PROBLEM STATEMENT
Omit the pictures and print exactly the lines of the listing below, starting at the first and ending at the line containing "(0,0) rectangle (662,324);".

++++ INFORMATION PROVIDED

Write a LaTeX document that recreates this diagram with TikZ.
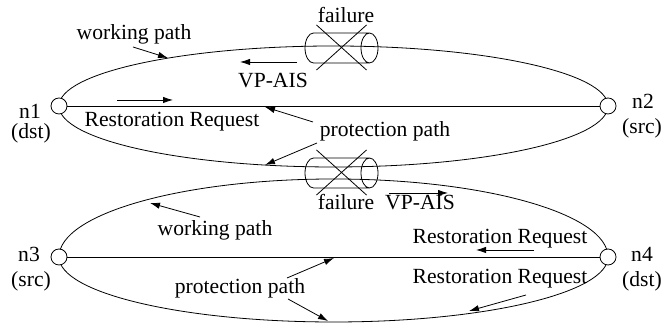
\documentclass[tikz,border=0pt]{standalone}
\usepackage{fontspec}
\setmainfont{Liberation Serif}
\usetikzlibrary{arrows.meta}
\pgfdeclarelayer{bg}
\pgfsetlayers{bg,main}

\begin{document}
\begin{tikzpicture}[x=0.5pt,y=0.5pt,
        >={Latex[length=5pt,width=3.2pt]},
        font=\fontsize{10.8}{13}\selectfont,
        site/.style={draw, circle, fill=white, minimum size=8pt, inner sep=0pt},
        tag/.style={anchor=base, inner sep=0pt},
        pics/fibrecut/.style={code={
            % tube with a cross over it
            \draw (-28,-15) arc[start angle=270, end angle=90, x radius=8.5, y radius=15]
                -- (28,15) (-28,-15) -- (28,-15) (28,0) ellipse[x radius=8.5, y radius=15];
            \draw (-25,23) -- (25,-22) (-25,-22) -- (25,23);
        }}]
        \useasboundingbox (0,0) rectangle (662,324);

        % ring nodes
        \node[site] (n1) at (59,218) {};
        \node[site] (n2) at (608,218) {};
        \node[site] (n3) at (59,67) {};
        \node[site] (n4) at (608,67) {};
        \node[tag] (n1name) at (30,205) {n1};
        \node[tag] (n1role) at (31,185) {(dst)};
        \node[tag] (n2name) at (643,215) {n2};
        \node[tag] (n2role) at (642,190) {(src)};
        \node[tag] (n3name) at (29,62) {n3};
        \node[tag] (n3role) at (31,37) {(src)};
        \node[tag] (n4name) at (642,62) {n4};
        \node[tag] (n4role) at (642,37) {(dst)};

        % links
        \begin{pgfonlayer}{bg}
            \draw (n1) -- (n2);
            \draw (n3) -- (n4);
            \draw (n1.center) arc[start angle=180, end angle=0, x radius=274.5, y radius=60];
            \draw (n1.center) arc[start angle=180, end angle=360, x radius=274.5, y radius=61];
            \draw (n3.center) arc[start angle=180, end angle=0, x radius=274.5, y radius=78];
            \draw (n3.center) arc[start angle=180, end angle=360, x radius=274.5, y radius=65];
        \end{pgfonlayer}

        % cut fibres
        \pic at (341.5,276) {fibrecut};
        \pic at (341.5,151) {fibrecut};

        % texts
        \node[tag] (wp1) at (134,284) {working path};
        \node[tag] (fail1) at (346,301) {failure};
        \node[tag] (ais1) at (273,236) {VP-AIS};
        \node[tag] (rr1) at (172,197) {Restoration Request};
        \node[tag] (pp1) at (385,187) {protection path};
        \node[tag] (fail2) at (346,114) {failure};
        \node[tag] (ais2) at (420,114) {VP-AIS};
        \node[tag] (wp2) at (215,88) {working path};
        \node[tag] (pp2) at (240,30) {protection path};
        \node[tag] (rr2) at (500,80) {Restoration Request};
        \node[tag] (rr3) at (500,40) {Restoration Request};

        % arrow ends
        \coordinate (wp1s) at (133,277);  \coordinate (wp1e) at (168,266);
        \coordinate (ais1s) at (297,262); \coordinate (ais1e) at (240,262);
        \coordinate (rr1s) at (117,224);  \coordinate (rr1e) at (173,224);
        \coordinate (pp1as) at (313,202); \coordinate (pp1ae) at (265,217);
        \coordinate (pp1bs) at (317,181); \coordinate (pp1be) at (265,159);
        \coordinate (ais2s) at (389,131); \coordinate (ais2e) at (448,131);
        \coordinate (wp2s) at (200,107);  \coordinate (wp2e) at (150,121);
        \coordinate (pp2as) at (287,46);  \coordinate (pp2ae) at (334,66);
        \coordinate (pp2bs) at (288,25);  \coordinate (pp2be) at (328,3);
        \coordinate (rr2s) at (534,74);   \coordinate (rr2e) at (476,74);
        \coordinate (rr3s) at (526,29);   \coordinate (rr3e) at (469,13);

        \draw[->] (wp1s) -- (wp1e);
        \draw[->] (ais1s) -- (ais1e);
        \draw[->] (rr1s) -- (rr1e);
        \draw[->] (pp1as) -- (pp1ae);
        \draw[->] (pp1bs) -- (pp1be);
        \draw[->] (ais2s) -- (ais2e);
        \draw[->] (wp2s) -- (wp2e);
        \draw[->] (pp2as) -- (pp2ae);
        \draw[->] (pp2bs) -- (pp2be);
        \draw[->] (rr2s) -- (rr2e);
        \draw[->] (rr3s) -- (rr3e);
\end{tikzpicture}
\end{document}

++++++++

THE RESPONSE
Write a LaTeX document that recreates this diagram with TikZ.
\documentclass[tikz,border=0pt]{standalone}
\usepackage{fontspec}
\setmainfont{Liberation Serif}
\usetikzlibrary{arrows.meta}
\pgfdeclarelayer{bg}
\pgfsetlayers{bg,main}

\begin{document}
\begin{tikzpicture}[x=0.5pt,y=0.5pt,
        >={Latex[length=5pt,width=3.2pt]},
        font=\fontsize{10.8}{13}\selectfont,
        site/.style={draw, circle, fill=white, minimum size=8pt, inner sep=0pt},
        tag/.style={anchor=base, inner sep=0pt},
        pics/fibrecut/.style={code={
            % tube with a cross over it
            \draw (-28,-15) arc[start angle=270, end angle=90, x radius=8.5, y radius=15]
                -- (28,15) (-28,-15) -- (28,-15) (28,0) ellipse[x radius=8.5, y radius=15];
            \draw (-25,23) -- (25,-22) (-25,-22) -- (25,23);
        }}]
        \useasboundingbox (0,0) rectangle (662,324);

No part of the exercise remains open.